- **AIM OF THE TASK**
Tally the lines that include the word "this" and reply with nothing but the total.

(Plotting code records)
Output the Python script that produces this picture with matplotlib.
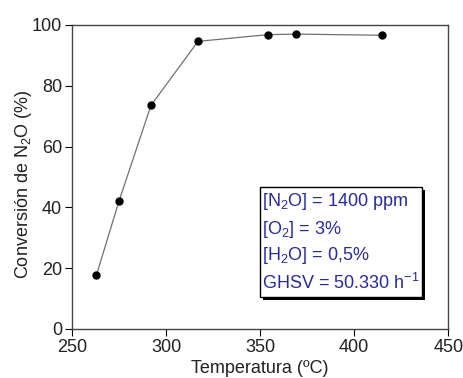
import matplotlib
matplotlib.use("Agg")
import matplotlib.pyplot as plt
from matplotlib.patches import Rectangle

plt.rcParams['font.family'] = ['Liberation Sans', 'DejaVu Sans']
plt.rcParams['mathtext.fontset'] = 'custom'
plt.rcParams['mathtext.rm'] = 'Liberation Sans'
plt.rcParams['mathtext.it'] = 'Liberation Sans:italic'
plt.rcParams['mathtext.default'] = 'regular'

# data
temperatura = [263, 275, 292, 317, 354, 369, 415]
conversion = [17.6, 42.0, 73.5, 94.6, 96.8, 97.0, 96.6]

x_ticks = [250, 300, 350, 400, 450]
y_ticks = [0, 20, 40, 60, 80, 100]

condiciones = [
    r"[N$_2$O] = 1400 ppm",
    r"[O$_2$] = 3%",
    r"[H$_2$O] = 0,5%",
    r"GHSV = 50.330 h$^{-1}$",
]

fig = plt.figure(figsize=(4.64, 3.78), dpi=100)
ax = fig.add_axes([0.155, 0.130, 0.811, 0.804])

ax.plot(temperatura, conversion, color='#707070', lw=0.9,
        marker='o', ms=5, mfc='black', mec='black')

ax.set_xlim(250, 450)
ax.set_ylim(0, 100)
ax.set_xticks(x_ticks)
ax.set_yticks(y_ticks)
ax.tick_params(direction='out', length=5, labelsize=13, colors='black',
               labelcolor='#222222', pad=2)
for s in ax.spines.values():
    s.set_color('#444444')
    s.set_linewidth(1.0)

ax.set_xlabel("Temperatura (ºC)", fontsize=13, color='#222222', labelpad=3)
ax.set_ylabel("Conversión de N$_2$O (%)", fontsize=13, color='#222222')
ax.yaxis.set_label_coords(-0.10, 0.475)

# box with conditions (in figure pixel coordinates)
W, H = 464, 378
bx0, by0, bw, bh = 260, 187, 162, 110
shadow = Rectangle(((bx0 + 3) / W, 1 - (by0 + bh + 3) / H), bw / W, bh / H,
                   transform=fig.transFigure, facecolor='black', edgecolor='none', zorder=5)
box = Rectangle((bx0 / W, 1 - (by0 + bh) / H), bw / W, bh / H,
                transform=fig.transFigure, facecolor='white', edgecolor='black', lw=1.0, zorder=6)
fig.patches.extend([shadow, box])

for i, txt in enumerate(condiciones):
    y = by0 + 15 + i * 27
    fig.text((bx0 + 2) / W, 1 - y / H, txt, color='#2a2aa0', fontsize=13,
             va='center', ha='left', zorder=7)

fig.savefig("out.png", dpi=100)
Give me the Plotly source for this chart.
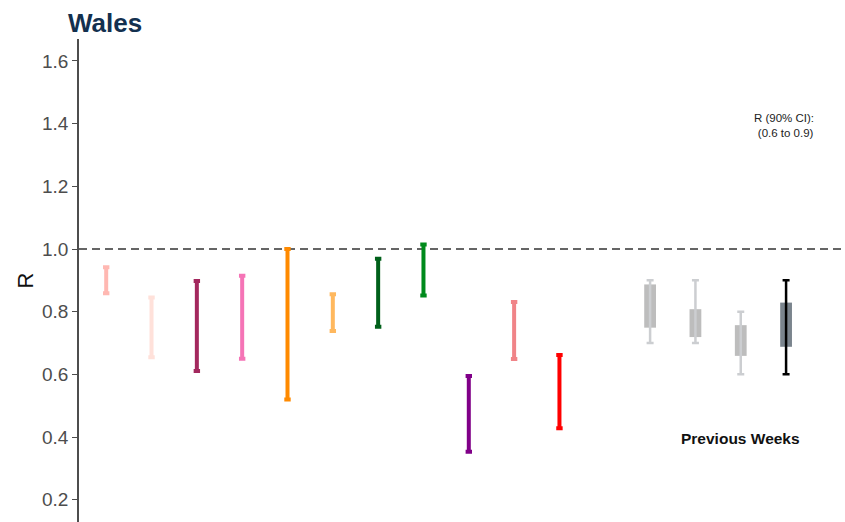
import plotly.graph_objects as go

# Model estimates (90% CI)
models_pos = [1, 2, 3, 4, 5, 6, 7, 8, 9, 10, 11]
models_lo = [0.859, 0.655, 0.611, 0.650, 0.520, 0.738, 0.752, 0.852, 0.353, 0.649, 0.428]
models_hi = [0.942, 0.845, 0.898, 0.915, 1.000, 0.856, 0.969, 1.014, 0.595, 0.831, 0.662]
models_col = ["#FFB8B2", "#FFE1DA", "#A3285E", "#F574B6", "#FF8A00", "#FFB85E",
              "#00601A", "#008A1C", "#800088", "#F08488", "#FF0000"]

# Previous weeks
prev_pos = [13, 14, 15, 16]
prev_lo = [0.70, 0.70, 0.60, 0.60]
prev_hi = [0.90, 0.90, 0.80, 0.90]
prev_box_lo = [0.749, 0.719, 0.659, 0.688]
prev_box_hi = [0.887, 0.808, 0.757, 0.829]
prev_box_col = ["#BDBDBD", "#BDBDBD", "#BDBDBD", "#7A848D"]
prev_wh_col = ["#CCCED1", "#CCCED1", "#CCCED1", "#000000"]

y_ticks = [0.2, 0.4, 0.6, 0.8, 1.0, 1.2, 1.4, 1.6]
y_tick_text = ["0.2", "0.4", "0.6", "0.8", "1.0", "1.2", "1.4", "1.6"]

FONT = "Liberation Sans, Arial, sans-serif"

fig = go.Figure()

# grey boxes
for p, bl, bh, c in zip(prev_pos, prev_box_lo, prev_box_hi, prev_box_col):
    fig.add_trace(go.Bar(x=[p], y=[bh - bl], base=[bl], width=0.26,
                         marker=dict(color=c, line=dict(width=0)),
                         showlegend=False, hoverinfo="skip"))

# previous week whiskers
for p, lo, hi, c in zip(prev_pos, prev_lo, prev_hi, prev_wh_col):
    mid = (lo + hi) / 2
    fig.add_trace(go.Scatter(x=[p], y=[mid], mode="markers",
                             marker=dict(size=0.1, color="rgba(0,0,0,0)"),
                             error_y=dict(type="data", symmetric=False,
                                          array=[hi - mid], arrayminus=[mid - lo],
                                          color=c, thickness=2.5, width=3.5),
                             showlegend=False, hoverinfo="skip"))

# model bars
for p, lo, hi, c in zip(models_pos, models_lo, models_hi, models_col):
    mid = (lo + hi) / 2
    fig.add_trace(go.Scatter(x=[p], y=[mid], mode="markers",
                             marker=dict(size=0.1, color="rgba(0,0,0,0)"),
                             error_y=dict(type="data", symmetric=False,
                                          array=[hi - mid], arrayminus=[mid - lo],
                                          color=c, thickness=4, width=3.2),
                             showlegend=False, hoverinfo="skip"))

fig.add_hline(y=1.0, line=dict(color="#333333", width=1.4, dash="8px,5px"), layer="below")

fig.add_annotation(x=15, y=0.395, text="<b>Previous Weeks</b>", showarrow=False,
                   font=dict(family=FONT, size=15.5, color="#111111"))
fig.add_annotation(x=15.95, y=1.445, text="R (90% CI):<br> (0.6 to 0.9)", showarrow=False,
                   align="center", yanchor="top",
                   font=dict(family=FONT, size=11.5, color="#222222"))

fig.update_layout(
    width=845, height=522,
    margin=dict(l=79, r=0, t=39, b=0),
    plot_bgcolor="white", paper_bgcolor="white",
    barmode="overlay",
    title=dict(text="<b>Wales</b>", x=68/845, xanchor="left", xref="container",
               y=1 - 23/522, yanchor="middle", yref="container",
               font=dict(family=FONT, size=26, color="#13304F")),
    xaxis=dict(range=[0.4, 17.3], visible=False, showgrid=False, zeroline=False),
    yaxis=dict(range=[0.129, 1.67], tickvals=y_ticks, ticktext=y_tick_text,
               showgrid=False, zeroline=False, showline=True, linecolor="#4D4D4D",
               linewidth=1.5, ticks="outside", ticklen=5, tickcolor="#4D4D4D",
               tickfont=dict(family=FONT, size=19, color="#4D4D4D"),
               title=dict(text="R", standoff=2,
                          font=dict(family=FONT, size=22, color="#111111"))),
)

fig.write_html("out.html")
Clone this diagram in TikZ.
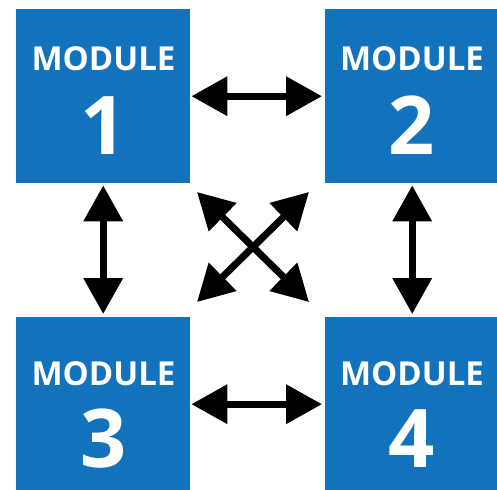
\documentclass[tikz,border=0pt]{standalone}
\usepackage{fontspec}
\setmainfont{Open Sans}
\usetikzlibrary{arrows.meta}
\definecolor{modblue}{RGB}{18,115,188}
\begin{document}
\begin{tikzpicture}[x=1pt,y=-1pt,
  modbox/.style={fill=modblue, draw=none, minimum width=174pt, minimum height=174pt, inner sep=0pt, anchor=north west},
  modlabel/.style={text=white, inner sep=0pt, anchor=base, font=\fontsize{33}{33}\selectfont\bfseries},
  modnum/.style={text=white, inner sep=0pt, anchor=base, font=\fontsize{81}{81}\selectfont\bfseries},
  link/.style={line width=7pt, {Triangle[length=36pt,width=38pt]}-{Triangle[length=36pt,width=38pt]}}]
\useasboundingbox (0,0) rectangle (497,489);
% the four module boxes
\node[modbox] (m1) at (16,9) {};
\node[modbox] (m2) at (325,9) {};
\node[modbox] (m3) at (16,317) {};
\node[modbox] (m4) at (325,317) {};
% captions
\node[modlabel] (t1) at (103.5,71) {MODULE};
\node[modnum]   (n1) at (103.5,154) {1};
\node[modlabel] (t2) at (412,71) {MODULE};
\node[modnum]   (n2) at (412,154) {2};
\node[modlabel] (t3) at (103.5,385) {MODULE};
\node[modnum]   (n3) at (103.5,467) {3};
\node[modlabel] (t4) at (412,385) {MODULE};
\node[modnum]   (n4) at (412,467) {4};
% ends of the diagonal links
\coordinate (d1) at (197,192);
\coordinate (d2) at (309,192);
\coordinate (d3) at (197,302);
\coordinate (d4) at (309,302);
% links between modules
\draw[link, shorten <=1pt, shorten >=3pt] (m1.east) -- (m2.west);
\draw[link, shorten <=1pt, shorten >=3pt] (m3.east) -- (m4.west);
\draw[link, shorten <=2pt, shorten >=3pt] (m1.south) -- (m3.north);
\draw[link, shorten <=2pt, shorten >=3pt] (m2.south) -- (m4.north);
\draw[link] (d1) -- (d4);
\draw[link] (d2) -- (d3);
\end{tikzpicture}
\end{document}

- **COMPLETE RESPONSE**
3